Seeking to build support for the plan, the American Petroleum Institute last year surveyed 664 North Carolina registered voters and found that 67 percent backed "increased production of domestic oil and natural gas resources located here in the U.S.," while 64 percent supported "offshore drilling."

And on Capitol Hill, 36 Republican senators, including Richard Burr and Thom Tillis of North Carolina, wrote a letter to Zinke voicing support for Trump’s plan.

Fearing Florida could be at risk for offshore drilling, the state’s Republican governor, Rick Scott, said he had already asked "to immediately meet" with Zinke to air his concerns.

The Trump administration also will face a fight from Florida Democratic Sen. Bill Nelson over the drilling proposal and the plan to roll back safety standards that were put in place after the 2010 Deepwater Horizon oil rig disaster.

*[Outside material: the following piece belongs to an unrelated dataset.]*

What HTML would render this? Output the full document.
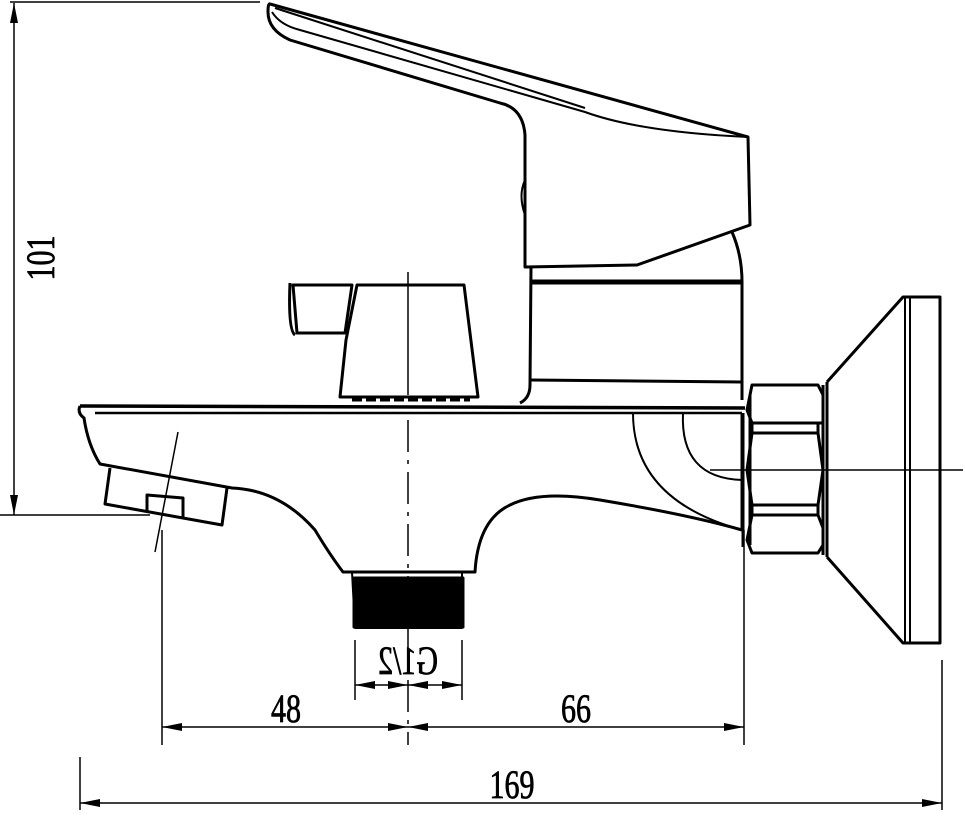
<!DOCTYPE html>
<html><head><meta charset="utf-8"><style>html,body{margin:0;padding:0;background:#fff}svg{display:block}</style></head><body>
<svg width="965" height="826" viewBox="0 0 965 826" xmlns="http://www.w3.org/2000/svg" fill="none" stroke="#000" stroke-linejoin="round">
<defs><marker id="a" viewBox="0 0 20 8" refX="20" refY="4" markerWidth="20" markerHeight="8" markerUnits="userSpaceOnUse" orient="auto-start-reverse"><path d="M0,0 L20,4 L0,8 Z" fill="#000" stroke="none"/></marker></defs>
<g stroke-width="3">
<path d="M270,4 L748,137 L750,225 L637,265 L525,267 L525,135 Q523,108 500,103 L290,40 Q268,30 268,12 Q268,3 270,4 Z"/>
<path d="M272,12 Q280,25 300,30 L585,112 Q640,132 748,137" stroke-width="2"/>
<path d="M275,8 L585,108" stroke-width="2"/>
<path d="M525,180 Q518,195 525,215" stroke-width="2"/>
<path d="M531,267 L530,385 Q530,398 520,403"/>
<path d="M732,232 Q742,255 742,282 L742,400"/>
<path d="M530,282 L742,282" stroke-width="5"/>
<path d="M531,380 L742,382"/>
<path d="M293,285 L352,285 L345,333 L297,333 Z"/>
<path d="M290,283 Q288,330 295,335"/>
<path d="M357,285 L464,285 L478,397 L340,397 L346,340 Z"/>
<path d="M352,400 L470,400" stroke-dasharray="10,4"/>
<path d="M80,406 L745,408" stroke-width="3.5"/>
<path d="M95,413 L742,413" stroke-width="2.5"/>
<path d="M80,406 Q77,413 84,418 Q88,445 100,464 L232,488 Q280,490 315,530 Q330,555 343,572 L475,572 Q478,520 510,505 Q540,490 600,500 Q690,515 742,530 L742,413"/>
<path d="M633,413 Q633,500 742,530" stroke-width="2"/>
<path d="M683,413 Q680,478 742,480" stroke-width="2"/>
<path d="M110,468 L105,504 L222,525 L227,488"/>
<path d="M147,512 L147,495 L183,498 L183,518"/>
<path d="M352,572 L462,572 L462,628 L355,628 Z" stroke-width="2"/>
<rect x="354" y="578" width="109" height="49" fill="#000"/>
<path d="M743,413 L743,547 M750,395 L750,545"/>
<path d="M752,385 L818,385 L823,395 L823,423 L818,423 L752,423 L747,410 Z"/>
<path d="M752,433 L818,433 L823,470 L818,505 L752,505 L747,470 Z"/>
<path d="M752,515 L818,515 L823,528 L823,545 L818,553 L752,553 L747,540 Z"/>
<path d="M752,423 L752,433 M818,423 L818,433 M752,505 L752,515 M818,505 L818,515"/>
<path d="M823,385 L823,555 M827,382 L827,557"/>
<path d="M827,382 L903,297 L940,297 L940,643 L903,643 L827,557"/>
<path d="M905,297 L905,643 M910,297 L910,643" stroke-width="2"/>
</g>
<g stroke-width="1.5">
<path d="M408,272 L408,395"/>
<path d="M408,420 L408,745" stroke-dasharray="32,8,4,8"/>
<path d="M710,470 L963,470"/>
<path d="M178,432 L155,552"/>
<path d="M10,2 L260,2 M0,515 L150,515"/>
<path d="M14,3 L14,515" marker-start="url(#a)" marker-end="url(#a)"/>
<path d="M162,530 L162,745 M744,530 L744,745"/>
<path d="M162,727 L408,727" marker-start="url(#a)" marker-end="url(#a)"/>
<path d="M408,727 L744,727" marker-start="url(#a)" marker-end="url(#a)"/>
<path d="M355,640 L355,700 M462,640 L462,700"/>
<path d="M355,685 L408,685" marker-start="url(#a)" marker-end="url(#a)"/>
<path d="M408,685 L462,685" marker-start="url(#a)" marker-end="url(#a)"/>
<path d="M80,757 L80,810 M942,660 L942,810"/>
<path d="M80,803 L942,803" marker-start="url(#a)" marker-end="url(#a)"/>
</g>
<g fill="#000" stroke="#000" stroke-width="0.8" font-family="Liberation Serif, serif" font-size="40">
<text transform="translate(54,258) rotate(-90) scale(0.75,1)" text-anchor="middle">101</text>
<text transform="translate(286,722) scale(0.75,1)" text-anchor="middle">48</text>
<text transform="translate(576,722) scale(0.75,1)" text-anchor="middle">66</text>
<text transform="translate(512,798) scale(0.75,1)" text-anchor="middle">169</text>
<text transform="translate(408,674) scale(-0.75,1)" text-anchor="middle">G1/2</text>
</g>
</svg>
</body></html>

When the Bureau of Safety and Environmental Enforcement announced the plan last week, Director Scott Angelle said the administration wanted to encourage "increased domestic oil and gas production while maintaining a high bar for safety and environmental sustainability."

Nelson said he will work to block the proposal by using the Congressional Review Act, a law that gives Congress the power to overturn an agency’s final rule. And he said he hopes the public "starts registering some complaints."

"Almost 5 million barrels of oil spilled as a result of a defective device called a blowout preventer," Nelson said on the Senate floor yesterday. "Now, what the Interior Department and this administration is trying to do is undo the updated standards for shear rams and blowout preventers and is trying to get rid of a required third party to certify the safety mechanisms."